A GROUP of 50 laid-off municipal garden workers filed a complaint with Prime Minister Hun Sen’s cabinet on Monday demanding one year’s worth of severance pay from the Ministry of Public Works and Transport.

In compliance with an order for a reduction in contracted and temporary staffers throughout the government, the ministry plans to reduce the roughly 1,000 temporary workers charged with maintaining the capital’s gardens by half in 2010, and 271 garden workers were told that their jobs had been terminated last month.

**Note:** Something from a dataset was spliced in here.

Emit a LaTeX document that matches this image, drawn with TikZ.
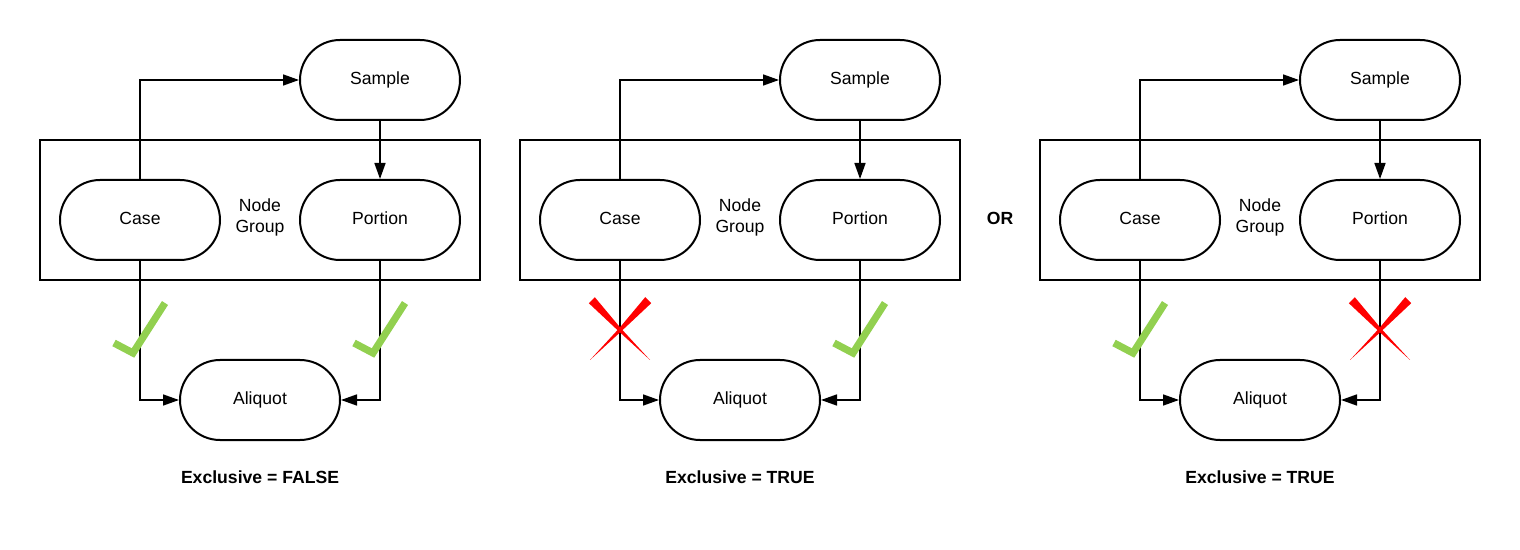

The layoffs went into effect on January 1.

“The firings have led the workers to face a lot of problems, as we cannot afford to pay rent and to support our daily living because we have not been saving money,” said Sek Phaly, who has tended gardens in Phnom Penh for the past 10 years. “Our salaries are only 250,000 riels (US$60) per month.”

Chan Tha, who said she has served as a garden worker for some 30 years, said representatives of the laid-off workers had submitted their request to city officials four times but had been told that they would not qualify for severance pay because they were not considered full-time workers.

“The state has not helped us at all,” she said. “And when we finished our work here, we did not have the money to start our own business.”

Sam Samoth, head of the city’s garden office under the Public Works Ministry, said the city had no choice but to lay off half of all overtime staff for 2010.

Lim Leang Sen, the deputy chief of Hun Sen’s cabinet, said Monday that he had received the workers’ complaint. “I will send this letter to City Hall by the evening to find a resolution,” he said.